Go through the listing below and gather every line with the word "that".
------------------------------------
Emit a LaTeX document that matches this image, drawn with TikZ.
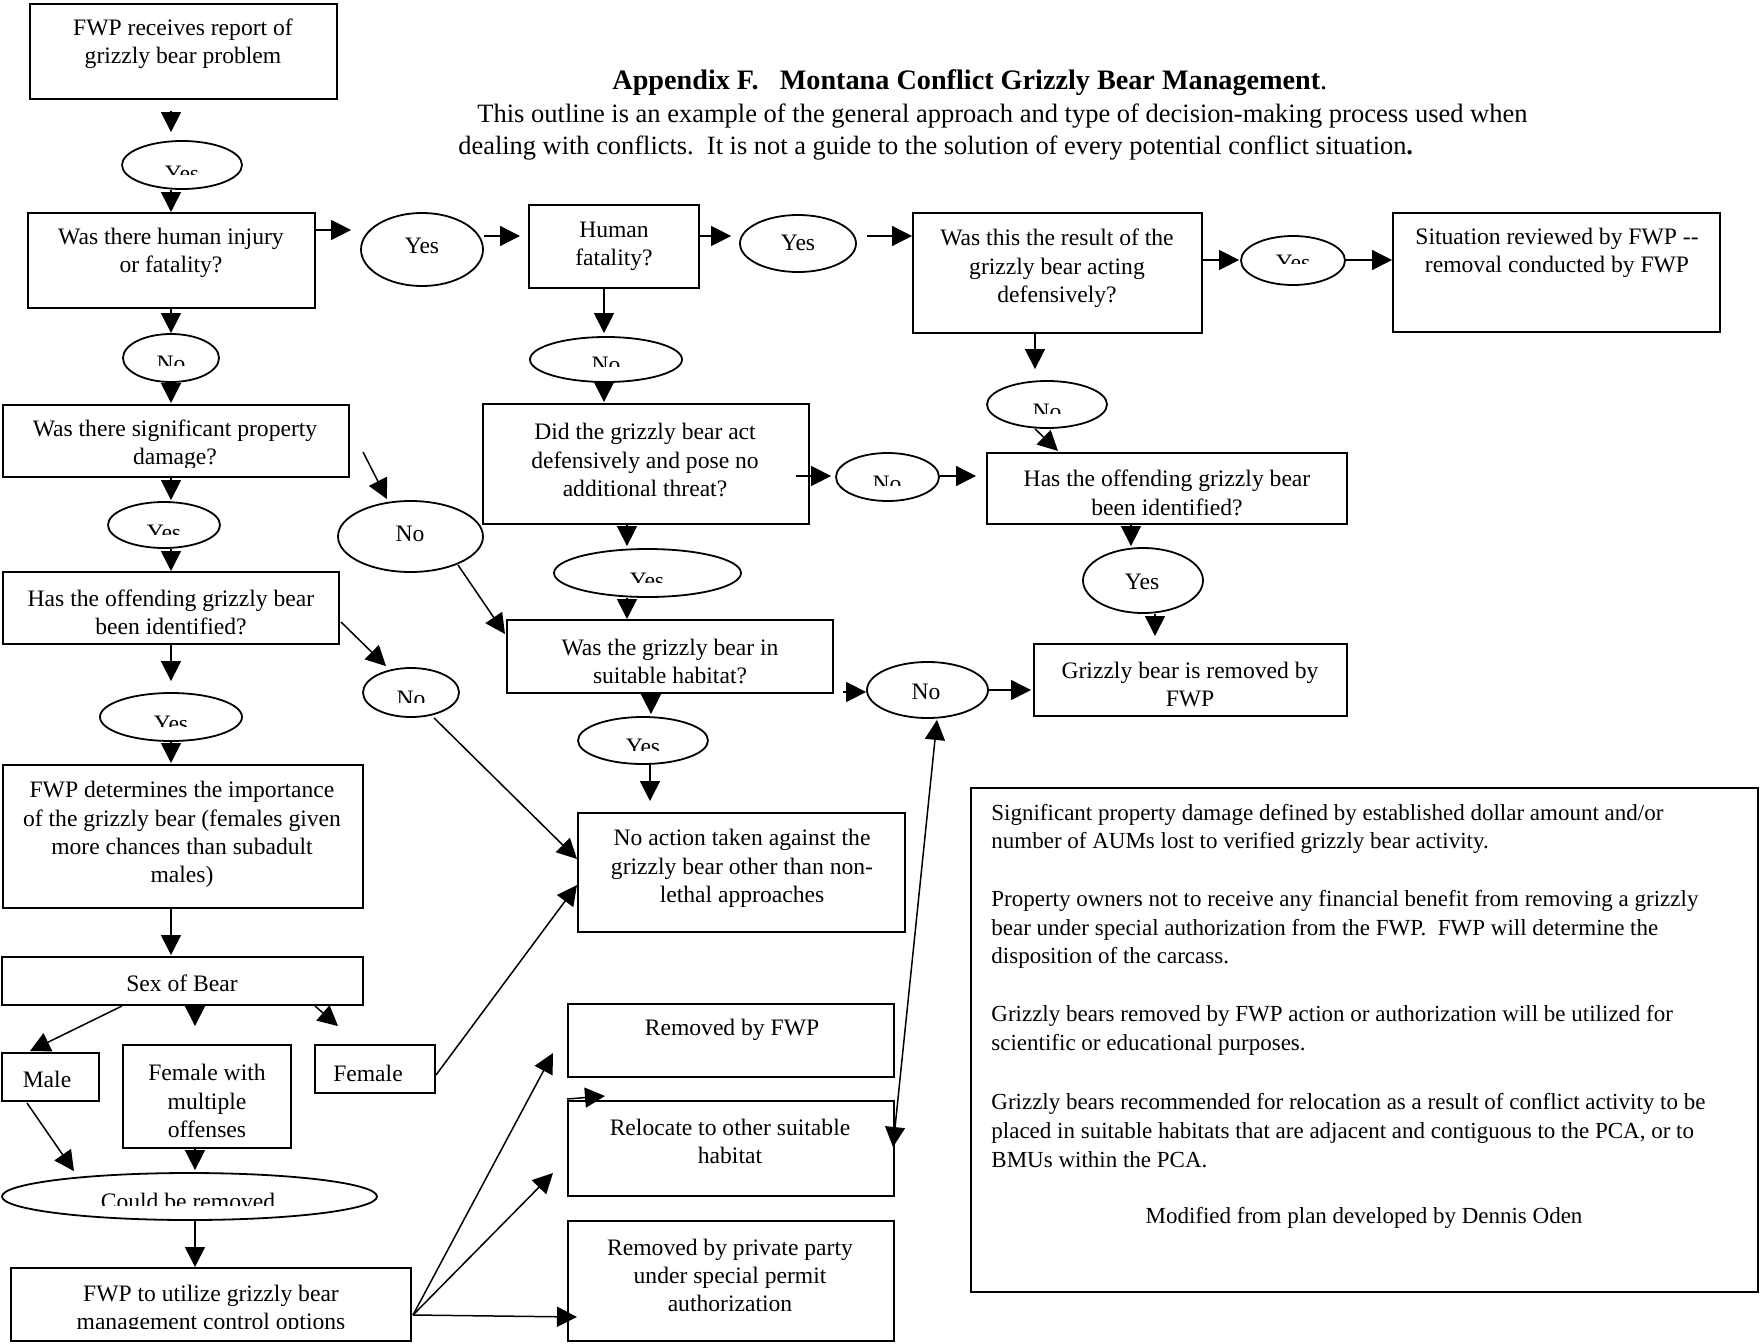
\documentclass[tikz,border=0pt]{standalone}
\usepackage{fontspec}
\setmainfont{Liberation Serif}
\usetikzlibrary{arrows.meta,calc,fit,shapes.geometric}
\newcommand\ebox[3]{\node[bx, fit={#2 #3}] (#1) {};}
\newcommand\eell[4]{\node[el, minimum width=#3pt, minimum height=#4pt] (#1) at #2 {};}
\newcommand\cliplbl[5]{\begin{scope}\clip (#2-200,#3-40) rectangle (#2+200,#4); \node[txt,anchor=base] (#1) at (#2,#3) {#5};\end{scope}}
\begin{document}
\begin{tikzpicture}[x=0.5pt,y=-0.5pt,
  bx/.style={draw, line width=1pt, inner sep=0pt},
  el/.style={draw, ellipse, line width=0.9pt, inner sep=0pt},
  txt/.style={font=\fontsize{11.8}{14.15}\selectfont, align=center, inner sep=0pt},
  note/.style={font=\fontsize{11.5}{14.3}\selectfont, align=left, inner sep=0pt, anchor=west},
  arr/.style={line width=0.75pt, -{Triangle[length=10pt,width=10pt]}},
  darr/.style={line width=0.75pt, {Triangle[length=10pt,width=10pt]}-{Triangle[length=10pt,width=10pt]}},
]
\fill[white] (0,0) rectangle (1760,1343);
\useasboundingbox (0,0) rectangle (1760,1343);

% title
\node[txt, anchor=west, font=\fontsize{14.1}{17}\selectfont\bfseries] (title) at (612,83) {Appendix F.\ \ \ Montana Conflict Grizzly Bear Management\textmd{.}};
\node[txt, anchor=west, font=\fontsize{13.25}{16}\selectfont] (intro1) at (477,116.5) {This outline is an example of the general approach and type of decision-making process used when};
\node[txt, anchor=west, font=\fontsize{13.2}{16}\selectfont] (intro2) at (458,148) {dealing with conflicts.\ \ It is not a guide to the solution of every potential conflict situation\textbf{.}};

% boxes
\ebox{b1}{(30,4)}{(337,99)}
\ebox{b2}{(28,213)}{(315,308)}
\ebox{b3}{(529,205)}{(699,288)}
\ebox{b4}{(913,213)}{(1202,333)}
\ebox{b5}{(1393,213)}{(1720,332)}
\ebox{b6}{(987,453)}{(1347,524)}
\ebox{b7}{(1034,644)}{(1347,716)}
\ebox{b8}{(483,404)}{(809,524)}
\ebox{b9}{(507,620)}{(833,693)}
\ebox{b10}{(578,813)}{(905,932)}
\ebox{b11}{(3,405)}{(349,477)}
\ebox{b12}{(3,572)}{(339,644)}
\ebox{b13}{(3,765)}{(363,908)}
\ebox{b14}{(2,957)}{(363,1005)}
\ebox{b15}{(2,1053)}{(99,1101)}
\ebox{b16}{(123,1045)}{(291,1148)}
\ebox{b17}{(315,1045)}{(435,1093)}
\ebox{b18}{(11,1268)}{(411,1341)}
\ebox{b19}{(568,1004)}{(894,1077)}
\ebox{b20}{(568,1101)}{(894,1196)}
\ebox{b21}{(568,1221)}{(894,1341)}
\ebox{notebox}{(971,788)}{(1758,1292)}

% ellipses
\eell{e1}{(182,165)}{60}{24}
\eell{e2}{(422,249.5)}{61}{36.5}
\eell{e3}{(798,243.5)}{58}{28.5}
\eell{e4}{(1293,260.5)}{52}{24.5}
\eell{e5}{(1047,404.5)}{60}{23.5}
\eell{e6}{(1143,580.5)}{60}{32.5}
\eell{e7}{(606,359.5)}{76}{22.5}
\eell{e8}{(887.5,477)}{51.5}{24}
\eell{e9}{(647.5,573)}{93.5}{24}
\eell{e10}{(643,740.5)}{65}{23.5}
\eell{e11}{(927.5,690)}{60.5}{28}
\eell{e12}{(410.5,536.5)}{72.5}{35.5}
\eell{e13}{(171,358)}{48}{24}
\eell{e14}{(164,525)}{56}{23}
\eell{e15}{(171,717)}{71}{24}
\eell{e16}{(411,692.5)}{48}{24.5}
\eell{e17}{(189.5,1196.5)}{187.5}{23.5}

% box texts
\node[txt] (b1t) at (183,44) {FWP receives report of\\grizzly bear problem};
\node[txt] (b2t) at (171,253) {Was there human injury\\or fatality?};
\node[txt] (b3t) at (614,246) {Human\\fatality?};
\node[txt] (b4t) at (1057,268.5) {Was this the result of the\\grizzly bear acting\\defensively?};
\node[txt] (b5t) at (1557,253) {Situation reviewed by FWP -{}-\\removal conducted by FWP};
\node[txt] (b6t) at (1167,493) {Has the offending grizzly bear\\been identified?};
\node[txt] (b7t) at (1190,684.5) {Grizzly bear is removed by\\FWP};
\node[txt] (b8t) at (645,460) {Did the grizzly bear act\\defensively and pose no\\additional threat?};
\node[txt] (b9t) at (670,661.5) {Was the grizzly bear in\\suitable habitat?};
\node[txt] (b10t) at (742,868.5) {No action taken against the\\grizzly bear other than non-\\lethal approaches};
\begin{scope}\clip (3,405) rectangle (349,467);
\node[txt] (b11t) at (175,445) {Was there significant property\\damage?};
\end{scope}
\node[txt] (b12t) at (171,612.5) {Has the offending grizzly bear\\been identified?};
\node[txt] (b13t) at (182,834.5) {FWP determines the importance\\of the grizzly bear (females given\\more chances than subadult\\males)};
\node[txt] (b14t) at (182,983) {Sex of Bear};
\node[txt] (b15t) at (47,1079) {Male};
\node[txt] (b16t) at (207,1101) {Female with\\multiple\\offenses};
\node[txt] (b17t) at (368,1073) {Female};
\begin{scope}\clip (11,1268) rectangle (411,1328);
\node[txt] (b18t) at (211,1309.5) {FWP to utilize grizzly bear\\management control options};
\end{scope}
\node[txt] (b19t) at (732,1030) {Removed by FWP};
\node[txt] (b20t) at (730,1141.5) {Relocate to other suitable\\habitat};
\node[txt] (b21t) at (730,1275.5) {Removed by private party\\under special permit\\authorization};

% ellipse texts
\node[txt] (e2t) at (422,246) {Yes};
\node[txt] (e3t) at (798,243) {Yes};
\node[txt] (e6t) at (1142,582) {Yes};
\node[txt] (e11t) at (926,692) {No};
\node[txt] (e12t) at (410,534) {No};
\cliplbl{e1t}{182}{181}{174}{Yes}
\cliplbl{e13t}{171}{371}{365}{No}
\cliplbl{e14t}{164}{540}{534}{Yes}
\cliplbl{e15t}{171}{731}{726}{Yes}
\cliplbl{e16t}{411}{706}{702}{No}
\cliplbl{e7t}{606}{372}{366}{No}
\cliplbl{e5t}{1047}{419}{413}{No}
\cliplbl{e4t}{1293}{270}{263}{Yes}
\cliplbl{e8t}{887}{491}{485}{No}
\cliplbl{e9t}{647}{588}{582}{Yes}
\cliplbl{e10t}{643}{754}{750}{Yes}
\cliplbl{e17t}{188}{1209}{1205}{Could be removed}

% note
\node[note] (n1) at (991,829) {Significant property damage defined by established dollar amount and/or\\number of AUMs lost to verified grizzly bear activity.};
\node[note] (n2) at (991,929.5) {Property owners not to receive any financial benefit from removing a grizzly\\bear under special authorization from the FWP.\ \ FWP will determine the\\disposition of the carcass.};
\node[note] (n3) at (991,1030.5) {Grizzly bears removed by FWP action or authorization will be utilized for\\scientific or educational purposes.};
\node[note] (n4) at (991,1130.5) {Grizzly bears recommended for relocation as a result of conflict activity to be\\placed in suitable habitats that are adjacent and contiguous to the PCA, or to\\BMUs within the PCA.};
\node[note, anchor=center] (n5) at (1364,1218) {Modified from plan developed by Dennis Oden};

% connectors - top row
\draw[arr] ($(b1.south)+(-12.5,11)$) -- ($(e1.north)+(-11,-8)$);
\draw[arr] ($(e1.south)+(-11,0)$) -- ($(b2.north)+(-0.5,0)$);
\draw[arr] ($(b2.east)+(0,-30.5)$) -- ($(e2.west)+(-9,-19.5)$);
\draw[arr] ($(e2.east)+(0,-13.5)$) -- ($(b3.west)+(-8,-10.5)$);
\draw[arr] ($(b3.east)+(0,-10.5)$) -- ($(e3.west)+(-8,-7.5)$);
\draw[arr] ($(e3.east)+(10,-7.5)$) -- ($(b4.west)+(0,-37)$);
\draw[arr] ($(b4.east)+(0,-13)$) -- ($(e4.west)+(-1,-0.5)$);
\draw[arr] ($(e4.east)+(0,-0.5)$) -- ($(b5.west)+(0,-12.5)$);
% right column
\draw[arr] ($(b4.south)+(-22.5,0)$) -- ($(e5.north)+(-12,-11)$);
\draw[arr] ($(e5.south)+(-12,0)$) -- ($(b6.north)+(-109,-1)$);
\draw[arr] ($(b6.south)+(-36,0)$) -- ($(e6.north)+(-12,-1)$);
\draw[arr] ($(e6.south)+(12,0)$) -- ($(b7.north)+(-35.5,-7)$);
% middle column
\draw[arr] ($(b3.south)+(-10,0)$) -- ($(e7.north)+(-2,-3)$);
\draw[arr] ($(e7.south)+(-2,0)$) -- ($(b8.north)+(-42,-1)$);
\draw[arr] ($(b8.east)+(-14,12)$) -- ($(e8.west)+(-4,-1)$);
\draw[arr] ($(e8.east)+(0,-1)$) -- ($(b6.west)+(-10,-12.5)$);
\draw[arr] ($(b8.south)+(-19,0)$) -- ($(e9.north)+(-20.5,-2)$);
\draw[arr] ($(e9.south)+(-20.5,0)$) -- ($(b9.north)+(-43,0)$);
\draw[arr] ($(b9.south)+(-19,0)$) -- ($(e10.north)+(8,-2)$);
\draw[arr] ($(e10.south)+(7,0)$) -- ($(b10.north)+(-91.5,-11)$);
\draw[arr] ($(b9.east)+(9,35.5)$) -- ($(e11.west)+(0,2)$);
\draw[arr] (e11.east) -- ($(b7.west)+(-2,10)$);
\draw[darr] ($(e11.south)+(9.5,1)$) -- ($(b20.east)+(-2,-1.5)$);
% left column
\draw[arr] ($(b2.south)+(-0.5,0)$) -- (e13.north);
\draw[arr] (e13.south) -- ($(b11.north)+(-5,-1)$);
\draw[arr] ($(b11.south)+(-5,0)$) -- ($(e14.north)+(7,-1)$);
\draw[arr] ($(e14.south)+(7,0)$) -- (b12.north);
\draw[arr] (b12.south) -- ($(e15.north)+(0,-11)$);
\draw[arr] (e15.south) -- ($(b13.north)+(-12,-1)$);
\draw[arr] ($(b13.south)+(-12,0)$) -- ($(b14.north)+(-11.5,-1)$);
\draw[arr] ($(b11.east)+(13,11)$) -- ($(e12.north)+(-23.5,-1)$);
\draw[arr] ($(e12)+(47.5,28.5)$) -- ($(b9.north west)+(-1,15)$);
\draw[arr] ($(b12.east)+(1,14)$) -- ($(e16.north)+(-25,-1)$);
\draw[arr] ($(e16.south)+(23,0)$) -- ($(b10.west)+(0,-13.5)$);
\draw[arr] ($(b17.east)+(0,6)$) -- ($(b10.west)+(0,12.5)$);
\draw[arr] ($(b14.south)+(-60.5,0)$) -- ($(b15.north)+(-20.5,-1)$);
\draw[arr] ($(b14.south)+(12.5,0)$) -- ($(b16.north)+(-12,-18)$);
\draw[arr] ($(b14.south)+(132.5,0)$) -- ($(b17.north)+(-37,-18)$);
\draw[arr] ($(b15.south)+(-23.5,1)$) -- ($(e17.north)+(-115.5,-1)$);
\draw[arr] ($(b16.south)+(-12,0)$) -- ($(e17.north)+(5.5,-2)$);
\draw[arr] ($(e17.south)+(5.5,0)$) -- ($(b18.north)+(-16,0)$);
\draw[arr] ($(b18.east)+(1,10.5)$) -- ($(b19.west)+(-14,12.5)$);
\draw[arr] ($(b18.east)+(1,10.5)$) -- ($(b20.west)+(-14,24.5)$);
\draw[arr] ($(b18.east)+(1,10.5)$) -- ($(b21.west)+(10,36)$);
\coordinate (stray) at ($(b20.north west)+(38,-4)$);
\draw[arr] ($(b20.north west)+(0,-1)$) -- (stray);
\end{tikzpicture}
\end{document}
------------------------------------
> **Output below**:
Emit a LaTeX document that matches this image, drawn with TikZ.
\node[note] (n4) at (991,1130.5) {Grizzly bears recommended for relocation as a result of conflict activity to be\\placed in suitable habitats that are adjacent and contiguous to the PCA, or to\\BMUs within the PCA.};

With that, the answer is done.